• [AIM OF THE TASK]: Check every line for the word "chart" and state how many lines have it. Reply with the number alone.

(Records with drawing code)
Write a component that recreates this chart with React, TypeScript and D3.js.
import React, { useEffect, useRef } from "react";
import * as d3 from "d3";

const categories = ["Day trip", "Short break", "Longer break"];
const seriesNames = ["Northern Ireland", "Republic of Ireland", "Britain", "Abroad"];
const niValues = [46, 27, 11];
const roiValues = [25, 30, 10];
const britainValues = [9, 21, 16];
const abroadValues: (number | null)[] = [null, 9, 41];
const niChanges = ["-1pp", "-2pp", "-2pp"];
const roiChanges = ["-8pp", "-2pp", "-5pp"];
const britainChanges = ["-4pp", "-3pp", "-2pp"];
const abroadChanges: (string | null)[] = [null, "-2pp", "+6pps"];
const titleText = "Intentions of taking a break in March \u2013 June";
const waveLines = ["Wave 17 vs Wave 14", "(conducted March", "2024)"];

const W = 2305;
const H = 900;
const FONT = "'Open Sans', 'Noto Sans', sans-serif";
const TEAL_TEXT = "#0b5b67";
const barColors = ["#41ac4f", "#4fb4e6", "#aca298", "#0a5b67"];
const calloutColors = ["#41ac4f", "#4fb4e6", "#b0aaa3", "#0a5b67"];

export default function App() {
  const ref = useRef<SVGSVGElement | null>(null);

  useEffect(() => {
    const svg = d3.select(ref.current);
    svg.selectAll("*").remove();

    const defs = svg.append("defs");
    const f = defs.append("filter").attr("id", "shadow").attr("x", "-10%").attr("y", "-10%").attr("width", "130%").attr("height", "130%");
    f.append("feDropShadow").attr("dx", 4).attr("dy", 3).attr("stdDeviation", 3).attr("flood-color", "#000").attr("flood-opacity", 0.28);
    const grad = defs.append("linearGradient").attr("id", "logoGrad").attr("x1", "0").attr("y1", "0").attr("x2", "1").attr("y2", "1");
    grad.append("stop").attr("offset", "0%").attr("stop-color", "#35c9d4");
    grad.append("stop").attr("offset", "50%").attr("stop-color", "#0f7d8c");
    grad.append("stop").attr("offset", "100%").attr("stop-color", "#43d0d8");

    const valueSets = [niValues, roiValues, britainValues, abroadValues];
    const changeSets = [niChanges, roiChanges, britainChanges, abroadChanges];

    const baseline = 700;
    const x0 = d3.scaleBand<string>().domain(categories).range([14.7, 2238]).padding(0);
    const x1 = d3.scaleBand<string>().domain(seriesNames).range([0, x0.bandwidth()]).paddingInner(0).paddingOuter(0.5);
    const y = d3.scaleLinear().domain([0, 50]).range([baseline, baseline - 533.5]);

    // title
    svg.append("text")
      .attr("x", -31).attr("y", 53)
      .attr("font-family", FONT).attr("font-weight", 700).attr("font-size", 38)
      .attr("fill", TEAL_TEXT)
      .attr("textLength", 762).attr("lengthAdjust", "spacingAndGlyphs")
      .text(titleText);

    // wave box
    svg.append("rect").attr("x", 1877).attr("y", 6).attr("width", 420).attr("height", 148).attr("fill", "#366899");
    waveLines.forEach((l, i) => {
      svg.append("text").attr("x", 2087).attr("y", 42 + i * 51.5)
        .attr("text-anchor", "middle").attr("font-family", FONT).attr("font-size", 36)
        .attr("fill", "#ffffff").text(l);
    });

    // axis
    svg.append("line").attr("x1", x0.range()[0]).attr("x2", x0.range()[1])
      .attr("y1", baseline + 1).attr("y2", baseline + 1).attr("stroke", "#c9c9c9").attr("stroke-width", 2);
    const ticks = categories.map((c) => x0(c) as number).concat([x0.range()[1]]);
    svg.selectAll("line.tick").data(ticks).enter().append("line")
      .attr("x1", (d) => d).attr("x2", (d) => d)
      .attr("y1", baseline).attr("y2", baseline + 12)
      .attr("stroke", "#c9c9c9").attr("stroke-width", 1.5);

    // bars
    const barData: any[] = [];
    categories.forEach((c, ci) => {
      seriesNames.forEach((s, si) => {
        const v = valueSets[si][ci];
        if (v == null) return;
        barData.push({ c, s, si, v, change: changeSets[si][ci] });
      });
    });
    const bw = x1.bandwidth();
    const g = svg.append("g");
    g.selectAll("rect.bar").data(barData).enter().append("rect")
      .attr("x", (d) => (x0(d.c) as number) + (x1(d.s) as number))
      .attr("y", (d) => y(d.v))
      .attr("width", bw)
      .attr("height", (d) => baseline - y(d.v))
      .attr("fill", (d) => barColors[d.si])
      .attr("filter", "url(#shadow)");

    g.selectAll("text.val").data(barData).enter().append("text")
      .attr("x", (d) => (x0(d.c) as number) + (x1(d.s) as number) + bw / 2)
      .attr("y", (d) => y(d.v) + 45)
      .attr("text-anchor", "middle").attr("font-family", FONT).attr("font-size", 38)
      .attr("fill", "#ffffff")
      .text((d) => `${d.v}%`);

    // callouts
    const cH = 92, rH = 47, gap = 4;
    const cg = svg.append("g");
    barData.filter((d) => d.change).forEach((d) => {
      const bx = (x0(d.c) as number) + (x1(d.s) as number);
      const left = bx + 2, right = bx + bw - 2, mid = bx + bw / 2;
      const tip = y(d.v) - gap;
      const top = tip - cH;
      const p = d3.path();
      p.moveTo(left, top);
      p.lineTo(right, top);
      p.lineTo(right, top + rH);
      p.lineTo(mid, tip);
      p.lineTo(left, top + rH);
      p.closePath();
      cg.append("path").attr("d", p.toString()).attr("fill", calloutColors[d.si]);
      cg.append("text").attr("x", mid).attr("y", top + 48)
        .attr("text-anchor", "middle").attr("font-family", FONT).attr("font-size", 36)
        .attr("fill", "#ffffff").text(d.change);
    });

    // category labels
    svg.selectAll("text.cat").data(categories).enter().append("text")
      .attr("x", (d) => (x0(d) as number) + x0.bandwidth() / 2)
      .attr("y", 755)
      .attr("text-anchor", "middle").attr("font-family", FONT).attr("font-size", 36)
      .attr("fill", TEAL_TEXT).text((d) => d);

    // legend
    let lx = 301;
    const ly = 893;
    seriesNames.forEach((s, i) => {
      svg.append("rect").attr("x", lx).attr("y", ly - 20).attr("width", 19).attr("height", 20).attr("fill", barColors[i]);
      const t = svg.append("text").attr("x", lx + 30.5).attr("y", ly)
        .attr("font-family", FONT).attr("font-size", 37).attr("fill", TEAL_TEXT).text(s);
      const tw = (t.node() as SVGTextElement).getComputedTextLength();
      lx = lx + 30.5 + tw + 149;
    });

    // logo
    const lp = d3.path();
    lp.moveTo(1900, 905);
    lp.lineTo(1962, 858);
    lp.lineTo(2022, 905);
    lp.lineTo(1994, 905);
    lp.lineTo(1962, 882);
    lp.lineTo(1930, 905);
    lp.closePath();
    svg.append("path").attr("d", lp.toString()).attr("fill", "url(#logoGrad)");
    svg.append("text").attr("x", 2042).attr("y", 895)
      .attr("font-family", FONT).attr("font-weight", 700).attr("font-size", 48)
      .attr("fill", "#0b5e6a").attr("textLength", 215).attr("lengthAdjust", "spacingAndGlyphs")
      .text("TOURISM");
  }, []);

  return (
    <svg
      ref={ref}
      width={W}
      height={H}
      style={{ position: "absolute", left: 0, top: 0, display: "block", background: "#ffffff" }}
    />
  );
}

==

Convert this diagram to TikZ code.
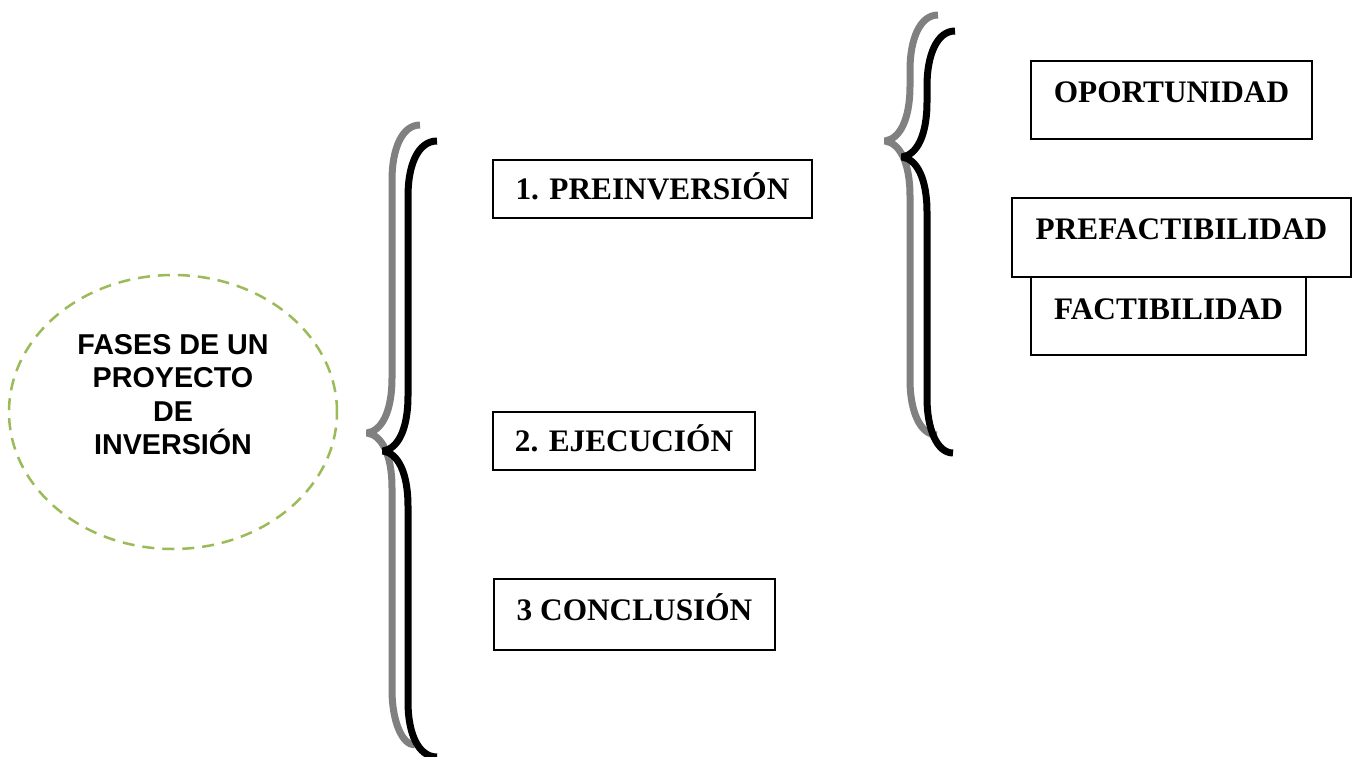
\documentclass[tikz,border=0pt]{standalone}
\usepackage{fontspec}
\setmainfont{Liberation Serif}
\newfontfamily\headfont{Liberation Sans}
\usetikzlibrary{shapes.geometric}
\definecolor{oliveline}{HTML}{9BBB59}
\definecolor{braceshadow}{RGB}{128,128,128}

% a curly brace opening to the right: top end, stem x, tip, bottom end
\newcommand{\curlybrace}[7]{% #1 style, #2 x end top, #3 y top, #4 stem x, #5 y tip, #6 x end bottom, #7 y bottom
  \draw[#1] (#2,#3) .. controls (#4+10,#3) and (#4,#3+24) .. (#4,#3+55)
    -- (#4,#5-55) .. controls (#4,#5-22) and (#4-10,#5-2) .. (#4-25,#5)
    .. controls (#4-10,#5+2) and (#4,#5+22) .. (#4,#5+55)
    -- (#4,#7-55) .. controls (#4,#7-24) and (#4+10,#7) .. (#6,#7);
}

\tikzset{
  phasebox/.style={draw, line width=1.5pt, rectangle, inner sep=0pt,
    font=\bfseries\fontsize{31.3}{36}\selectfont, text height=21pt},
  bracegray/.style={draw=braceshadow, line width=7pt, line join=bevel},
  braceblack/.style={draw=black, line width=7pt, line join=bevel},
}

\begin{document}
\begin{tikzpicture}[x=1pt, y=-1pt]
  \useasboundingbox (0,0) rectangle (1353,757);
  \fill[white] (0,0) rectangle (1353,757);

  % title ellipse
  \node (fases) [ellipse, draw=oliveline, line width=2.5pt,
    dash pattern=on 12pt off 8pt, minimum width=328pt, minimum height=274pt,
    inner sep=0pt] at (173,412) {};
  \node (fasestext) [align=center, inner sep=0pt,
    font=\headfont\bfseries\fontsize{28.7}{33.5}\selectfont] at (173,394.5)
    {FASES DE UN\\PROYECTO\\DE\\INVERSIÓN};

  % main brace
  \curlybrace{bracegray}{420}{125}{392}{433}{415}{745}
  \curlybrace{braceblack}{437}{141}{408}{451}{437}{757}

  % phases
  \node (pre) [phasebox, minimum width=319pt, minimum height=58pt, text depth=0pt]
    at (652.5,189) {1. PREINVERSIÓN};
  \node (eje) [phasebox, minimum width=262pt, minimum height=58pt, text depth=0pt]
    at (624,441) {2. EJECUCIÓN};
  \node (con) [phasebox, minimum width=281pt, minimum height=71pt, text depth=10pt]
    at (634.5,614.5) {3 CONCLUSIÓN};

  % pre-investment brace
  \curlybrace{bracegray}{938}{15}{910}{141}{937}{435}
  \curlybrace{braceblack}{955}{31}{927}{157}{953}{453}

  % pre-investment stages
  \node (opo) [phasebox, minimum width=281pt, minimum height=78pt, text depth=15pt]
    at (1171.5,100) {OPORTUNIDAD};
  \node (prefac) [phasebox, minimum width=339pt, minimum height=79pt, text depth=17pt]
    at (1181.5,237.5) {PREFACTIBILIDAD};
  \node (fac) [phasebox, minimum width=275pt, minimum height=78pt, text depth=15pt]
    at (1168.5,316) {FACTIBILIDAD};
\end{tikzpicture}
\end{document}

--

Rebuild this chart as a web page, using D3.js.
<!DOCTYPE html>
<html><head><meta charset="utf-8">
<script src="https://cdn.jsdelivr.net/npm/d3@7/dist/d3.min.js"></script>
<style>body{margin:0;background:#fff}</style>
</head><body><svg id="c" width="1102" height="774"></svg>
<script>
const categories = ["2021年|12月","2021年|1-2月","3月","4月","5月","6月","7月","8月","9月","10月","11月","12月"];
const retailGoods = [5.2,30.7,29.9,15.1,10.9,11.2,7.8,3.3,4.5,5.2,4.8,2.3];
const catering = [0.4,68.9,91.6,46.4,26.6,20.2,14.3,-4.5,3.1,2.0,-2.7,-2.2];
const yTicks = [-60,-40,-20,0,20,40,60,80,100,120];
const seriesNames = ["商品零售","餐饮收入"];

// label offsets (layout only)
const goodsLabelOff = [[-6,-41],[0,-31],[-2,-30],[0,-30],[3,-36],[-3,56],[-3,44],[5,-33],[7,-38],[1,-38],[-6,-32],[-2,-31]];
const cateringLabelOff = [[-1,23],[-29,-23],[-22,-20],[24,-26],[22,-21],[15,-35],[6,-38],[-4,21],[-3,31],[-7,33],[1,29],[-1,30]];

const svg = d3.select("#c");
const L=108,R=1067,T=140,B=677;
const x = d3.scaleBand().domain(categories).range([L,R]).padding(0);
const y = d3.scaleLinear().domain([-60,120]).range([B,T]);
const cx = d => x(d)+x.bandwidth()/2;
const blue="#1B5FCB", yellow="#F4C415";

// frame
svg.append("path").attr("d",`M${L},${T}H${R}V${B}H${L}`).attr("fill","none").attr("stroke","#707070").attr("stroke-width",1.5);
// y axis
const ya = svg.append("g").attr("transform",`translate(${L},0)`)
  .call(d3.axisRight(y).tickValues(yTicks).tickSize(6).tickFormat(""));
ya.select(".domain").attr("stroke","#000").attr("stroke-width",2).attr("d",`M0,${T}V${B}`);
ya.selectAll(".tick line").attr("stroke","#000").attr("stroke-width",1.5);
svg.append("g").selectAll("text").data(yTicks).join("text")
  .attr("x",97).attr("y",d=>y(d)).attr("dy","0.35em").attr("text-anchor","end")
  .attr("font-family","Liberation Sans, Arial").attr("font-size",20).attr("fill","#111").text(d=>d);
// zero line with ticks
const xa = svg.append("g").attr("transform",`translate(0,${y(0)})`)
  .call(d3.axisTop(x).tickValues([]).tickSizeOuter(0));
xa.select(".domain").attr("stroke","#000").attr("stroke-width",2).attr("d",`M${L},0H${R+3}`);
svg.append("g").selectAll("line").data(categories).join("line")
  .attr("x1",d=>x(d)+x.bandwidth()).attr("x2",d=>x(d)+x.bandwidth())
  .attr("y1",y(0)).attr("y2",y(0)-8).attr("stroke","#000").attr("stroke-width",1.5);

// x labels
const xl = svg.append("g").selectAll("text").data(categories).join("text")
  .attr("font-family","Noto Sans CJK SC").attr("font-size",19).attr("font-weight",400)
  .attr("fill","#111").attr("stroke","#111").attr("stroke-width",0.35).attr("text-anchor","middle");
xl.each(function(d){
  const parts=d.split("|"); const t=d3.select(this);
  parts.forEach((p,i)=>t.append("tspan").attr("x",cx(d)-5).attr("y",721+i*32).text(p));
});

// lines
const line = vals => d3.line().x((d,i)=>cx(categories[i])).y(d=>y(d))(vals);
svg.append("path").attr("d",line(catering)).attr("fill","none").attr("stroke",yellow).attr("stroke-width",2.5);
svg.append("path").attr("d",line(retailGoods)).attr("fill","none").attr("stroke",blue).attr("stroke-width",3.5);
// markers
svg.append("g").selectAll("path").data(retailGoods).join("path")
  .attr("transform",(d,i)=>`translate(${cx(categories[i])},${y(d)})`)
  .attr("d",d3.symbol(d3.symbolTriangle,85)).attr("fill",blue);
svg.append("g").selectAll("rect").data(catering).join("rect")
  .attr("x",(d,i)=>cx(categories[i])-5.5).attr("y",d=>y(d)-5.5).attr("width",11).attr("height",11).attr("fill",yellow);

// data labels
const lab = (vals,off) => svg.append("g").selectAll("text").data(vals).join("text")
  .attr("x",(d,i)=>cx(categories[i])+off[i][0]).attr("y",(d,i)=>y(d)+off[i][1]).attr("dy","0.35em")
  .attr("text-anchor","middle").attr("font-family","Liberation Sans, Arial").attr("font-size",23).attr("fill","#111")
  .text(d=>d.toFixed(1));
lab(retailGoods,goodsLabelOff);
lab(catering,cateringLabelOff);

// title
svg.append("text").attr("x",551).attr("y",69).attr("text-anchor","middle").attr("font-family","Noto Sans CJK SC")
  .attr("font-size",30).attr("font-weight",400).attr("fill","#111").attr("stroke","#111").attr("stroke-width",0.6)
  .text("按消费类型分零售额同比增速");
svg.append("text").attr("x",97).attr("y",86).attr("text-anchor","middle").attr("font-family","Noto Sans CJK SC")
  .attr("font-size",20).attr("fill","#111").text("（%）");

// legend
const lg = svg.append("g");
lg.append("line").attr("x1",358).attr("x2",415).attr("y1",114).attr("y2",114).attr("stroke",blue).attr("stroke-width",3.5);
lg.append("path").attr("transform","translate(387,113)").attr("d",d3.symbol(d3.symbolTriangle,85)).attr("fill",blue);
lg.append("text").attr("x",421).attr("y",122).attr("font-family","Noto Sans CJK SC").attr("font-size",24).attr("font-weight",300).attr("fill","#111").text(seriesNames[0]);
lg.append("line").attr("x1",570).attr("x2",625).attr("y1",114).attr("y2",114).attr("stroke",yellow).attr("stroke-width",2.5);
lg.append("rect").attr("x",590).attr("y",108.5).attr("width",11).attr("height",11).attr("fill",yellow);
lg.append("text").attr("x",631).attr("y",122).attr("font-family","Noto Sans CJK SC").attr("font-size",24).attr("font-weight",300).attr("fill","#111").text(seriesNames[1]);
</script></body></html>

• [OUTPUT BELOW]: 2